The point of departure of this work is the problem of introducing soil conservation and innovations in afforestation on a sustainable basis in rural Ethiopia. This book attempts to answer why a major conservation program introduced and implemented in Ethiopia during the twenty years of the Derg regime failed to induce the changes in land use and management practices that it sought to bring about, and why it was not sustained by indigenous farmers.

The search for an explanation of the failure of the program-induced adoption of soil conservation and innovations in afforestation focuses on four areas: the existence or absence of indigenous conservation-oriented land use and management, the manner in which the program was implemented, the balance sheet of its benefits and short-comings, and the property rights conditions under which the program was promoted. The contribution of this last factor is systematically examined and weighed, separately as well as in conjunction with other factors.

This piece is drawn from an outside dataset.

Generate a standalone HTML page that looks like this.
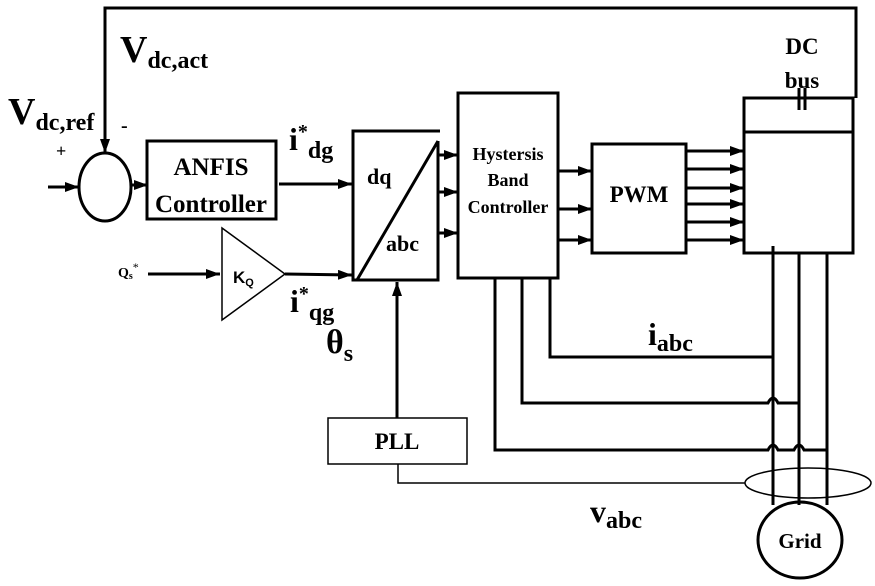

The study concludes that property rights conditions have contributed most to the failure of the program, first by directly undermining farmers' motivation and local institutions; and, secondly, by helping create conditions conducive to the annulment or invalidation of indigenous systems. In addition, property rights conditions led to the emergence and maintenance of a Derg's style of work. The blockage of access to assets generated through a program, and resulted in the loss of a sense of ownership among farmers. A unique contribution of this book is its original perspective for distinguishing between different property rights regimes.

About the Author

Yeraswork Admassie is an assistant professor in the Department of Sociology and Social Administration of Addis Ababa University. He received his Ph.D. in sociology from the University of Uppsala. He is currently serving as president of the Ethiopian Society of Sociologists, Social Workers and Social Anthropologists.